| Tracking/Mixing engineer wants to build an additional "mastering room" Hi all,
as some of you might have read in other forums I have just finished building my mix room.
It is all going swimmingly- thanks to help from various people here and on John Sayers site.
This was always going to be a temporary room (for the next year at the most) to get some work done before buying a place in the country.
We are already looking at buying a few acres in NJ or PA- the places we have been looking at seem to be 3+ acres with separate barns (usually more than one) which has given me a bit of an idea.
The plan was to build a decent size tracking and 2 control rooms (and rent one to other engineers-) but given the amount of space we will have I have been thinking of building a "mastering room" as well.

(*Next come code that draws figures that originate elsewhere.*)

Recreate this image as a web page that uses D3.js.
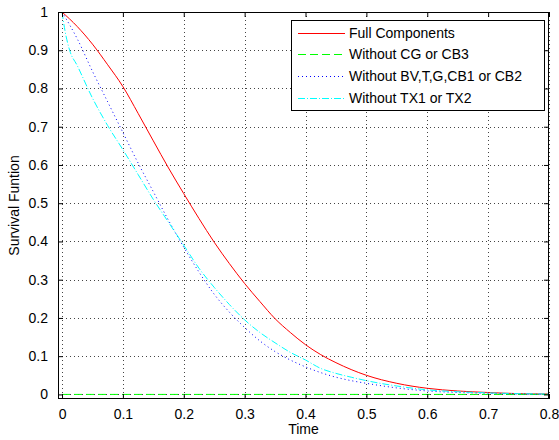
<!DOCTYPE html>
<html>
<head>
<meta charset="utf-8">
<script src="https://cdn.jsdelivr.net/npm/d3@7"></script>
<style>
  html, body { margin: 0; padding: 0; background: #fff; }
  svg text { font-family: "Liberation Sans", Arial, sans-serif; fill: #000; }
</style>
</head>
<body>
<svg id="chart" width="559" height="440"></svg>
<script>
// ---- Data ----
const timeFull = [0, 0.025, 0.05, 0.075, 0.1, 0.125, 0.15, 0.175, 0.2, 0.225, 0.25, 0.275, 0.3, 0.325, 0.35, 0.375, 0.4, 0.425, 0.45, 0.475, 0.5, 0.55, 0.6, 0.65, 0.7, 0.75, 0.8];
const fullComponents = [1.0, 0.962, 0.916, 0.862, 0.805, 0.735, 0.663, 0.592, 0.525, 0.46, 0.398, 0.342, 0.29, 0.243, 0.198, 0.162, 0.13, 0.104, 0.083, 0.065, 0.05, 0.029, 0.016, 0.009, 0.005, 0.002, 0.001];

const timeCG = [0, 0.1, 0.2, 0.3, 0.4, 0.5, 0.6, 0.7, 0.8];
const withoutCG = [0, 0, 0, 0, 0, 0, 0, 0, 0];

const timeBV = [0, 0.025, 0.05, 0.075, 0.1, 0.125, 0.15, 0.175, 0.2, 0.225, 0.25, 0.275, 0.3, 0.325, 0.35, 0.375, 0.4, 0.425, 0.45, 0.475, 0.5, 0.55, 0.6, 0.65, 0.7, 0.75, 0.8];
const withoutBV = [1.0, 0.93, 0.845, 0.765, 0.685, 0.605, 0.53, 0.455, 0.385, 0.32, 0.262, 0.215, 0.175, 0.14, 0.112, 0.09, 0.072, 0.057, 0.045, 0.036, 0.029, 0.017, 0.009, 0.005, 0.003, 0.001, 0.0];

const timeTX = [0, 0.005, 0.0125, 0.025, 0.05, 0.075, 0.1, 0.125, 0.15, 0.175, 0.2, 0.225, 0.25, 0.275, 0.3, 0.325, 0.35, 0.375, 0.4, 0.425, 0.45, 0.475, 0.5, 0.55, 0.6, 0.65, 0.7, 0.75, 0.8];
const withoutTX = [1.0, 0.95, 0.9, 0.86, 0.775, 0.703, 0.64, 0.575, 0.51, 0.45, 0.39, 0.33, 0.28, 0.235, 0.195, 0.162, 0.135, 0.11, 0.09, 0.068, 0.055, 0.045, 0.036, 0.022, 0.012, 0.007, 0.004, 0.002, 0.001];

const legendLabels = ["Full Components", "Without CG or CB3", "Without BV,T,G,CB1 or CB2", "Without TX1 or TX2"];
const xTicks = [0, 0.1, 0.2, 0.3, 0.4, 0.5, 0.6, 0.7, 0.8];
const yTicks = [0, 0.1, 0.2, 0.3, 0.4, 0.5, 0.6, 0.7, 0.8, 0.9, 1];
const xLabel = "Time";
const yLabel = "Survival Funtion";

// ---- Layout ----
const svg = d3.select("#chart");
const box = { left: 58, right: 549, top: 12, bottom: 399 };
const x = d3.scaleLinear().domain([-0.0066, 0.8]).range([box.left, box.right]);
const y = d3.scaleLinear().domain([-0.012, 1]).range([box.bottom, box.top]);

const series = [
  { t: timeFull, v: fullComponents, color: "#ff0000", dash: null },
  { t: timeCG, v: withoutCG, color: "#00ff00", dash: "8,4" },
  { t: timeBV, v: withoutBV, color: "#0000ff", dash: "1,3" },
  { t: timeTX, v: withoutTX, color: "#00ffff", dash: "7,2,1,2" }
];

// grid
const grid = svg.append("g").attr("stroke", "#444").attr("stroke-width", 1).attr("stroke-dasharray", "1,3");
grid.selectAll(".gx").data(xTicks).enter().append("line")
  .attr("x1", d => Math.round(x(d)) + 0.5).attr("x2", d => Math.round(x(d)) + 0.5)
  .attr("y1", box.top).attr("y2", box.bottom);
grid.selectAll(".gy").data(yTicks).enter().append("line")
  .attr("y1", d => Math.round(y(d)) + 0.5).attr("y2", d => Math.round(y(d)) + 0.5)
  .attr("x1", box.left).attr("x2", box.right);

// curves
svg.append("clipPath").attr("id", "clip").append("rect")
  .attr("x", box.left).attr("y", box.top).attr("width", box.right - box.left).attr("height", box.bottom - box.top);
const line = d3.line().curve(d3.curveMonotoneX).x(d => x(d[0])).y(d => y(d[1]));
const curves = svg.append("g").attr("clip-path", "url(#clip)");
series.forEach(s => {
  curves.append("path")
    .datum(s.t.map((t, i) => [t, s.v[i]]))
    .attr("d", line)
    .attr("fill", "none")
    .attr("stroke", s.color)
    .attr("stroke-width", 1)
    .attr("stroke-dasharray", s.dash);
});

// axes (ticks inside, box)
const tickLen = 5;
const axB = d3.axisBottom(x).tickValues(xTicks).tickSize(-tickLen).tickPadding(10).tickFormat(d3.format("~g"));
const axT = d3.axisTop(x).tickValues(xTicks).tickSize(-tickLen).tickFormat("");
const axL = d3.axisLeft(y).tickValues(yTicks).tickSize(-tickLen).tickPadding(10).tickFormat(d3.format("~g"));
const axR = d3.axisRight(y).tickValues(yTicks).tickSize(-tickLen).tickFormat("");

function styleAxis(g) {
  g.select(".domain").remove();
  g.selectAll(".tick line").attr("stroke", "#000");
  g.selectAll(".tick text").attr("font-size", 14).attr("fill", "#222").style("font-family", "'Liberation Sans', Arial, sans-serif");
}
svg.append("g").attr("transform", `translate(0,${box.bottom})`).call(axB).call(styleAxis);
svg.append("g").attr("transform", `translate(0,${box.top})`).call(axT).call(styleAxis);
svg.append("g").attr("transform", `translate(${box.left},0)`).call(axL).call(styleAxis);
svg.append("g").attr("transform", `translate(${box.right},0)`).call(axR).call(styleAxis);

svg.append("rect")
  .attr("x", box.left + 0.5).attr("y", box.top + 0.5)
  .attr("width", box.right - box.left - 1).attr("height", box.bottom - box.top - 1)
  .attr("fill", "none").attr("stroke", "#000").attr("stroke-width", 1);

// axis labels
svg.append("text").attr("x", (box.left + box.right) / 2).attr("y", 434)
  .attr("text-anchor", "middle").attr("font-size", 14).attr("fill", "#222").text(xLabel);
svg.append("text").attr("transform", `translate(19,${(box.top + box.bottom) / 2}) rotate(-90)`)
  .attr("text-anchor", "middle").attr("font-size", 14).attr("fill", "#222").text(yLabel);

// legend
const lg = { left: 291, top: 20, right: 544, bottom: 110 };
svg.append("rect").attr("x", lg.left + 0.5).attr("y", lg.top + 0.5)
  .attr("width", lg.right - lg.left).attr("height", lg.bottom - lg.top)
  .attr("fill", "#fff").attr("stroke", "#000").attr("stroke-width", 1);
const rowY = [32.5, 54, 76, 97.5];
legendLabels.forEach((lab, i) => {
  const s = series[i];
  svg.append("line").attr("x1", 298).attr("x2", 345)
    .attr("y1", Math.round(rowY[i]) + 0.5).attr("y2", Math.round(rowY[i]) + 0.5)
    .attr("stroke", s.color).attr("stroke-width", 1).attr("stroke-dasharray", s.dash);
  svg.append("text").attr("x", 349).attr("y", rowY[i]).attr("dy", "0.36em")
    .attr("font-size", 14).attr("fill", "#222").text(lab);
});
</script>
</body>
</html>
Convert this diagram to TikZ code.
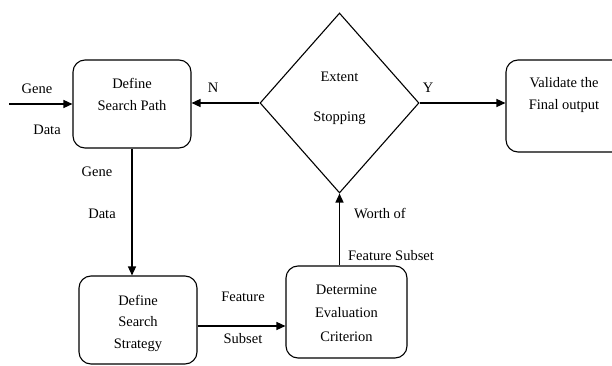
\documentclass[tikz,border=0pt]{standalone}
\usepackage{fontspec}
\setmainfont{Liberation Serif}
\usetikzlibrary{shapes.geometric,arrows.meta}
\begin{document}
\begin{tikzpicture}[x=1pt,y=-1pt,
  box/.style={draw,line width=1.1pt,rounded corners=12pt,align=center,inner sep=0pt},
  arr/.style={line width=1.4pt,-{Triangle[length=9pt,width=8pt]}},
  lbl/.style={inner sep=0pt,font=\fontsize{14.5}{17}\selectfont},
  every node/.append style={font=\fontsize{14.5}{17}\selectfont}]
\useasboundingbox (0,0) rectangle (612,366);
\clip (0,0) rectangle (612,366);
\node[box,minimum width=118pt,minimum height=88pt] (dsp) at (132,104) {};
\node[lbl] (t1) at (132,83) {Define};
\node[lbl] (t2) at (132,106) {Search Path};
\node[draw,line width=1.1pt,diamond,minimum width=159pt,minimum height=180pt,inner sep=0pt] (dia) at (339.5,103) {};
\node[lbl] (t3) at (339.5,77) {Extent};
\node[lbl] (t4) at (339.5,118) {Stopping};
\node[box,minimum width=118pt,minimum height=92pt] (val) at (565,106) {};
\node[lbl] (t5) at (564,83) {Validate the};
\node[lbl] (t6) at (564,106) {Final output};
\node[box,minimum width=118pt,minimum height=88pt] (dss) at (138,320) {};
\node[lbl] (t7) at (138,300) {Define};
\node[lbl] (t8) at (138,322) {Search};
\node[lbl] (t9) at (138,345) {Strategy};
\node[box,minimum width=121pt,minimum height=92pt] (det) at (346.5,312) {};
\node[lbl] (t10) at (346.5,290) {Determine};
\node[lbl] (t11) at (346.5,313) {Evaluation};
\node[lbl] (t12) at (346.5,337) {Criterion};
\coordinate (in) at (9,104);
\draw[arr] (in) -- (dsp.west);
\draw[arr] (dia.west) -- (dia.west -| dsp.east);
\draw[arr] (dia.east) -- (dia.east -| val.west);
\draw[arr] (dsp.south) -- (dsp.south |- dss.north);
\draw[arr] ([yshift=-6pt]dss.east) -- ([yshift=-6pt]dss.east -| det.west);
\draw[arr] (det.north -| dia.south) -- (dia.south);
\node[lbl] (l1) at (37,89) {Gene};
\node[lbl] (l2) at (47,130) {Data};
\node[lbl] (l3) at (213,88) {N};
\node[lbl] (l4) at (428,88) {Y};
\node[lbl] (l5) at (97,172) {Gene};
\node[lbl] (l6) at (102,214) {Data};
\node[lbl] (l7) at (243,297) {Feature};
\node[lbl] (l8) at (243,339) {Subset};
\node[lbl] (l9) at (380,214) {Worth of};
\node[lbl] (l10) at (391,256) {Feature Subset};
\end{tikzpicture}
\end{document}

I put it in quotes because I'm not a mastering engineer- but would be interested in costing out a room that would structurally be up to the job and then seeing how I go with mastering various projects (usually when the bands budget wouldn't allow it to be sent outside, which is often).
I'm figuring that as I'll be doing 3 rooms already, perhaps the fourth won't be as expensive to do (compared to building a structure at a later date). True?
I'm not looking at speccing out the gear yet- this is more of a long range plan and something I can afford to take a loss on if it doesn't work out- or even hire the room out to someone else if I have to.
I guess the questions are - am I going to have to spend several orders of magnitude more to get a room specced for mastering, rather than simply mixing?
Are there any ideal dimensions for a mastering room- or cubic feet measurement?
Are your rooms structurally that different from mix rooms?
Same materials/dimensions/construction methods and such.
I've imagined I'd be hiring an acoustics engineer to design the room but using contractors to build the structure (or modifying a barn) and then doing the internal frame/walls myself.
This is a preliminary investigation- but any feedback would be welcome.